--- RECORDS SHOWN ---
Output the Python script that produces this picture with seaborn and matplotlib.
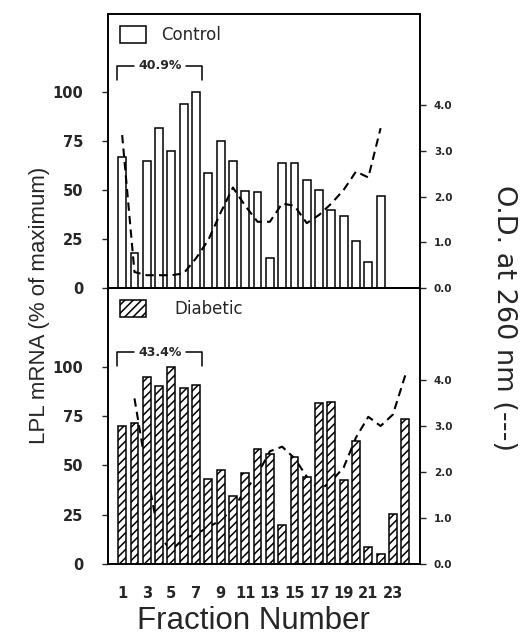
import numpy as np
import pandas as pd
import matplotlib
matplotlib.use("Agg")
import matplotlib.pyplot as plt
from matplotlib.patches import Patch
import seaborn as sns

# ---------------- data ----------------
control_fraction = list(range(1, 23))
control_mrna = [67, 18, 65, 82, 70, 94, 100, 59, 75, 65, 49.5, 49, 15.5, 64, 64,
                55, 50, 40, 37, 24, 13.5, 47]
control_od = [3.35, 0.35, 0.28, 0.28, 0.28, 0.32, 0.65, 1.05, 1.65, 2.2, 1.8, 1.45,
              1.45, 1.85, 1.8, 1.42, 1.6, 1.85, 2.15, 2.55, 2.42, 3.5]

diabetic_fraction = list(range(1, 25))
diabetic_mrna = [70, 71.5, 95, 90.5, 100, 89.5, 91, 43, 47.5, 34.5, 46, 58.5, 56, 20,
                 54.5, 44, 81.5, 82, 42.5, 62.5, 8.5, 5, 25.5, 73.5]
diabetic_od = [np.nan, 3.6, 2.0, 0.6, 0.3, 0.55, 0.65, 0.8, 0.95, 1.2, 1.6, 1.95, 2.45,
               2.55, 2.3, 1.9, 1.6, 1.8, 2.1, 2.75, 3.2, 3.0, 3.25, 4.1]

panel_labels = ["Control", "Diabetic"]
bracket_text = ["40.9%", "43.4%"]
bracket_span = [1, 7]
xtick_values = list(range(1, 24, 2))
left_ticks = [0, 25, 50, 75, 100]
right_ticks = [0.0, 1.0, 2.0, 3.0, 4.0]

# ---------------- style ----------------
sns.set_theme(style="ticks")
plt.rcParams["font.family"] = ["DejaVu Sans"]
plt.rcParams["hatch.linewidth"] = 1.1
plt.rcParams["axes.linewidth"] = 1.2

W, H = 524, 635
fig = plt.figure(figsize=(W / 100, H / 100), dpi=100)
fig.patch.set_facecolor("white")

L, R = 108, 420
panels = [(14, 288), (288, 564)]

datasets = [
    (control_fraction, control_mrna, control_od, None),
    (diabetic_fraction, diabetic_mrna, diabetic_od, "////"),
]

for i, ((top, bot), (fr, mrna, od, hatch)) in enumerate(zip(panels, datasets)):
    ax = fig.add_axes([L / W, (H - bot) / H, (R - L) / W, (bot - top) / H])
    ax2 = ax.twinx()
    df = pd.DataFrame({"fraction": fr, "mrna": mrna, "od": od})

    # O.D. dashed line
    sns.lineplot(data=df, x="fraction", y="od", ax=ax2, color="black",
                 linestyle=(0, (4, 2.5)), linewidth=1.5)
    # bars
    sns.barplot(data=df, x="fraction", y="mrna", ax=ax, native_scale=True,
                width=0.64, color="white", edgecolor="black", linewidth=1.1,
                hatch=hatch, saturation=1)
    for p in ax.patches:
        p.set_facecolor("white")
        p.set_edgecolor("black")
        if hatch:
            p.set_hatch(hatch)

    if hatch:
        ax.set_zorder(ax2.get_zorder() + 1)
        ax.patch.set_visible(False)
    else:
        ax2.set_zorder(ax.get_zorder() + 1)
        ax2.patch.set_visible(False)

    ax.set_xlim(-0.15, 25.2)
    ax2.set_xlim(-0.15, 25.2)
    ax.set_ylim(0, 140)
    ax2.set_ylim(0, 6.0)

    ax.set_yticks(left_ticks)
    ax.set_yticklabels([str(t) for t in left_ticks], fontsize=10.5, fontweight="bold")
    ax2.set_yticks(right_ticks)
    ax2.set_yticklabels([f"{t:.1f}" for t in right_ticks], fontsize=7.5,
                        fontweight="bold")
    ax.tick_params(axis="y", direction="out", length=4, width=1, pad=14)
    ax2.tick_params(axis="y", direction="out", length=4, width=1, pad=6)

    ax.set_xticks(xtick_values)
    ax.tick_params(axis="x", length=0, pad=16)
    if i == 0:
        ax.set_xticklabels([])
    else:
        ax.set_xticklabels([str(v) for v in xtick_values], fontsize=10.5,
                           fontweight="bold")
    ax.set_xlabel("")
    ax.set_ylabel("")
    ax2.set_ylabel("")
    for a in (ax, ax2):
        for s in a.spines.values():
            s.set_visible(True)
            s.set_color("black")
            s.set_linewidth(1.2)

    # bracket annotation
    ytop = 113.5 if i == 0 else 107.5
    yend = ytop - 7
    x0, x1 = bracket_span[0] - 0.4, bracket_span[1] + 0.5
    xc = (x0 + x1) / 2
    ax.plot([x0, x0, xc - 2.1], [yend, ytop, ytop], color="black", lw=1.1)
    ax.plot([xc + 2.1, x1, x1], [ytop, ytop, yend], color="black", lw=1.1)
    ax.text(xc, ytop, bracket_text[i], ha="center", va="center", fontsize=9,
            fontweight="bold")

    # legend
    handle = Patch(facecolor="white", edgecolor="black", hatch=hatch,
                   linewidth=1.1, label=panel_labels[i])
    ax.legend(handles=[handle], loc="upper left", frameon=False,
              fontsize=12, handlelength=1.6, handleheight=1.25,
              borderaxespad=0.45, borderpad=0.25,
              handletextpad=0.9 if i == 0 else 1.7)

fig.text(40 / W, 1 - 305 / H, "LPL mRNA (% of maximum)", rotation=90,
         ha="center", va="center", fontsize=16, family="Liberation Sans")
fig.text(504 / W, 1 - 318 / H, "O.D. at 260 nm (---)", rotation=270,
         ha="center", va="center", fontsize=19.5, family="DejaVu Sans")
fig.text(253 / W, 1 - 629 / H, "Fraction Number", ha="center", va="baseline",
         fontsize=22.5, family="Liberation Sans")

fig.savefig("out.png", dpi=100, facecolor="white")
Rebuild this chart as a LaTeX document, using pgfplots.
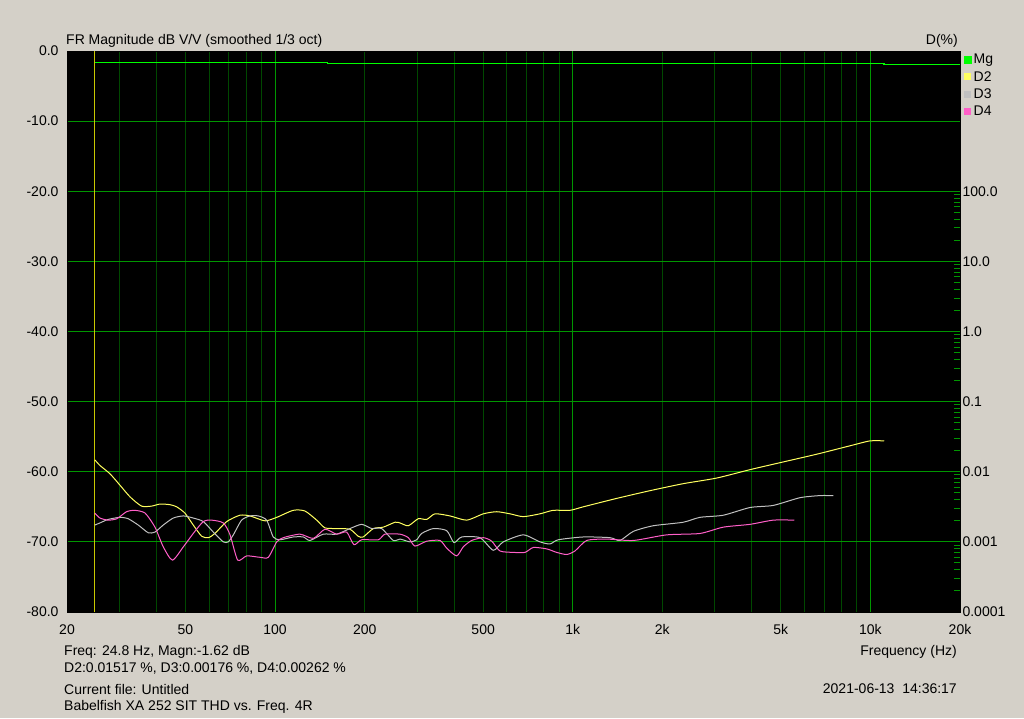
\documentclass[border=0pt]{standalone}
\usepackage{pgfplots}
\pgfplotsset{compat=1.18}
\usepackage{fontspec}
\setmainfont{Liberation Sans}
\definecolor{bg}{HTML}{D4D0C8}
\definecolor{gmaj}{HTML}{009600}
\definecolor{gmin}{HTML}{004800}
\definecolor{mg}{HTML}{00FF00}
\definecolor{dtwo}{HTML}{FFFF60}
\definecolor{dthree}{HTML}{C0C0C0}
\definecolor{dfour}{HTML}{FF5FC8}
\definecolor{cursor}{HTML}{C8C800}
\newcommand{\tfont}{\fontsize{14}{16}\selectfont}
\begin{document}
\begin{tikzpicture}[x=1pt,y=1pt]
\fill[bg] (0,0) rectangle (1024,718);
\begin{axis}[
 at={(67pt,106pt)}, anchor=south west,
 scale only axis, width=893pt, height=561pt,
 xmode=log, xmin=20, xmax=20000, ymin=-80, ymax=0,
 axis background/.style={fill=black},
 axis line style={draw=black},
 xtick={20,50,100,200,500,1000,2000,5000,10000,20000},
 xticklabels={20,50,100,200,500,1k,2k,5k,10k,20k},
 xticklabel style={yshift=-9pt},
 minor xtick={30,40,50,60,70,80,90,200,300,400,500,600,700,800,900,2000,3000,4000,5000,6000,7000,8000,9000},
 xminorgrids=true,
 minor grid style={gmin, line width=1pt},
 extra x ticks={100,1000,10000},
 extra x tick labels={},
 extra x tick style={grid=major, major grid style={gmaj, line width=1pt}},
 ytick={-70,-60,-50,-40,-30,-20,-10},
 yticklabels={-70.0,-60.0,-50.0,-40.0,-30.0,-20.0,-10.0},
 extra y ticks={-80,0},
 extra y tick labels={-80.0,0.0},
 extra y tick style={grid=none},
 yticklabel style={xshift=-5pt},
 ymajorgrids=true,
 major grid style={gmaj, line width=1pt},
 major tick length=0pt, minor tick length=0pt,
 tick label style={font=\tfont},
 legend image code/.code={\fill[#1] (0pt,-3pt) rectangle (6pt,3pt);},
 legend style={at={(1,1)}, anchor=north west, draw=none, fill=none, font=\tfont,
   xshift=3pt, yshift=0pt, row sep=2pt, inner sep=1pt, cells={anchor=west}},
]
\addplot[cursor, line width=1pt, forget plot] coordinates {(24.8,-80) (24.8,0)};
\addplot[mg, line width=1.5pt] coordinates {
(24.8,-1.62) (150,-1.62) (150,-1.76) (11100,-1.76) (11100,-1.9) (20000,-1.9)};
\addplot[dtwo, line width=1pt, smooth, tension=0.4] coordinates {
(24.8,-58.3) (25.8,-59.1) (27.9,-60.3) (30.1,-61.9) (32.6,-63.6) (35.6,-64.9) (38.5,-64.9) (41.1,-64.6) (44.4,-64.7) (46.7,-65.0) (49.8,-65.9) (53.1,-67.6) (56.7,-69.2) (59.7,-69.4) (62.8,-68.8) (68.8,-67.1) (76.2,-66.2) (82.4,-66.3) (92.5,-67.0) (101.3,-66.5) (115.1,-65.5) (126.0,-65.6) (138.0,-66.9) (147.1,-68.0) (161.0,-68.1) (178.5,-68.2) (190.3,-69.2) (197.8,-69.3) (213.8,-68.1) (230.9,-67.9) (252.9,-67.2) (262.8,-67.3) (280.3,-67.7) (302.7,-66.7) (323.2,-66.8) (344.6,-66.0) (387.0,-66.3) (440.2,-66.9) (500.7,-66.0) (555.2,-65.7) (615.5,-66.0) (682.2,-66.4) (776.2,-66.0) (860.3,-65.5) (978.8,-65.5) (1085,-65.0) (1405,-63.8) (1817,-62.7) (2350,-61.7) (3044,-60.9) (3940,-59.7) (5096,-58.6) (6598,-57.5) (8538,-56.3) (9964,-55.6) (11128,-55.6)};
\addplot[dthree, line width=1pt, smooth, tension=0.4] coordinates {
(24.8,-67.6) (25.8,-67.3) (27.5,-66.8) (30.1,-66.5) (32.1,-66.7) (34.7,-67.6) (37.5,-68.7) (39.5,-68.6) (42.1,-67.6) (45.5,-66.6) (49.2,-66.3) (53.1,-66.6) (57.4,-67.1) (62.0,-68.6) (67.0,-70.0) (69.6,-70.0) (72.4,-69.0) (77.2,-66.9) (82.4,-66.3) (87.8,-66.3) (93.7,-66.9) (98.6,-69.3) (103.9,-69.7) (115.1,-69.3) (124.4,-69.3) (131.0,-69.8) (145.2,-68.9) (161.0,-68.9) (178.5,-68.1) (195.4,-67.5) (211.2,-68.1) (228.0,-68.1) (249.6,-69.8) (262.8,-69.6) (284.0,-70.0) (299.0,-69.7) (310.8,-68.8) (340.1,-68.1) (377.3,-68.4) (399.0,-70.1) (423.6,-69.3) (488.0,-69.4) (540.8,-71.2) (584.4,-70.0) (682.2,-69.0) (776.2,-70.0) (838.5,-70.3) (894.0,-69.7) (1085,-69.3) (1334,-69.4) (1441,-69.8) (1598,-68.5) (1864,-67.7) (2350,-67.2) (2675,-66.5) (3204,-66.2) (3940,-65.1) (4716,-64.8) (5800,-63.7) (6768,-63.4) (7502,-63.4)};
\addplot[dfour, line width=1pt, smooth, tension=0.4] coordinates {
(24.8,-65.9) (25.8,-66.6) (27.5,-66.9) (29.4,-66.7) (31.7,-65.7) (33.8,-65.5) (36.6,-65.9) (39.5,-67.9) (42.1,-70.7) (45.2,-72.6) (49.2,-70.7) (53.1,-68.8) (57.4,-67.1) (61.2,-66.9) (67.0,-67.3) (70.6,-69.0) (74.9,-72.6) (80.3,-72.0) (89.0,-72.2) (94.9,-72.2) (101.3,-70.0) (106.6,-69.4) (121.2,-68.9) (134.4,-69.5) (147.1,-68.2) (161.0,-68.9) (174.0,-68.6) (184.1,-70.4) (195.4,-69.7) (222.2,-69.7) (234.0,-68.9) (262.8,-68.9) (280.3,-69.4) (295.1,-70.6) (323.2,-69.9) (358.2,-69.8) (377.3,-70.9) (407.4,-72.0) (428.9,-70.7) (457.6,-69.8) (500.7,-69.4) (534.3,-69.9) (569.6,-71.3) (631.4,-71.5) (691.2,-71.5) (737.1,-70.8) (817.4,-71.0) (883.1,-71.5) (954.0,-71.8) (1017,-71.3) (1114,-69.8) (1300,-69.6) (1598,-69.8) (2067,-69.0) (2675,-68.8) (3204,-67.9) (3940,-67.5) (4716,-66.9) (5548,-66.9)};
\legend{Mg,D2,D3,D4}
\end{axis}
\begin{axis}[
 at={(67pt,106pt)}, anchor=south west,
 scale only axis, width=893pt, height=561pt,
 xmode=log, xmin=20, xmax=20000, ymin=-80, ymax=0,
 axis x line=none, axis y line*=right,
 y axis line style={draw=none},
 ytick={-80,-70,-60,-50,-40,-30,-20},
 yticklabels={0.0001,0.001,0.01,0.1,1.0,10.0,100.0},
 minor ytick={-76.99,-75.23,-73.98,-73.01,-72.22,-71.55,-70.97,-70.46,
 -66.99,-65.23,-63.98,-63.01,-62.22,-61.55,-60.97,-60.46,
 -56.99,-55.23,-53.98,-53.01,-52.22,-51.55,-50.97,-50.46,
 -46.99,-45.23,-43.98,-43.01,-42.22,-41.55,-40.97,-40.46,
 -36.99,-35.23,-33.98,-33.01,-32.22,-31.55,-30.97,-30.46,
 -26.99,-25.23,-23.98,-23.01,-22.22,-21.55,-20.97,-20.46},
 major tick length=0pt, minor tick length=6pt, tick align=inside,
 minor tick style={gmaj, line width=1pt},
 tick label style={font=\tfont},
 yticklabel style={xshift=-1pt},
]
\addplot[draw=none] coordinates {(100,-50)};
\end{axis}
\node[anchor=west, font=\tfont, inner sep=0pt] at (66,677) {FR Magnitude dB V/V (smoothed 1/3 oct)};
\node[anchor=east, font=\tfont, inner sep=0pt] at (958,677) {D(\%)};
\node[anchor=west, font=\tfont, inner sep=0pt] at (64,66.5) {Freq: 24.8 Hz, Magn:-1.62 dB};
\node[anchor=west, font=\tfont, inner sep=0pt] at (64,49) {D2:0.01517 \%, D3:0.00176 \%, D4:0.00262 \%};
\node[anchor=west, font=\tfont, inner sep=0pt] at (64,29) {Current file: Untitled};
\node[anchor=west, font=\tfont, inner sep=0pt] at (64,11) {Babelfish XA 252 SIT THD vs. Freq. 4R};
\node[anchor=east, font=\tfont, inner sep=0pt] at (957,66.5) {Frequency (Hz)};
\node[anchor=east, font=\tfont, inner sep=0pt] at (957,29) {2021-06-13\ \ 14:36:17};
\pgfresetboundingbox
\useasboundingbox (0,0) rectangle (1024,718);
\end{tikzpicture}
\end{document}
---
Please reproduce, word for word, every line from the first line of the records above through the line containing "import seaborn as sns", and leave out the pictures.

- **CORRECT ANSWER**:
Output the Python script that produces this picture with seaborn and matplotlib.
import numpy as np
import pandas as pd
import matplotlib
matplotlib.use("Agg")
import matplotlib.pyplot as plt
from matplotlib.patches import Patch
import seaborn as sns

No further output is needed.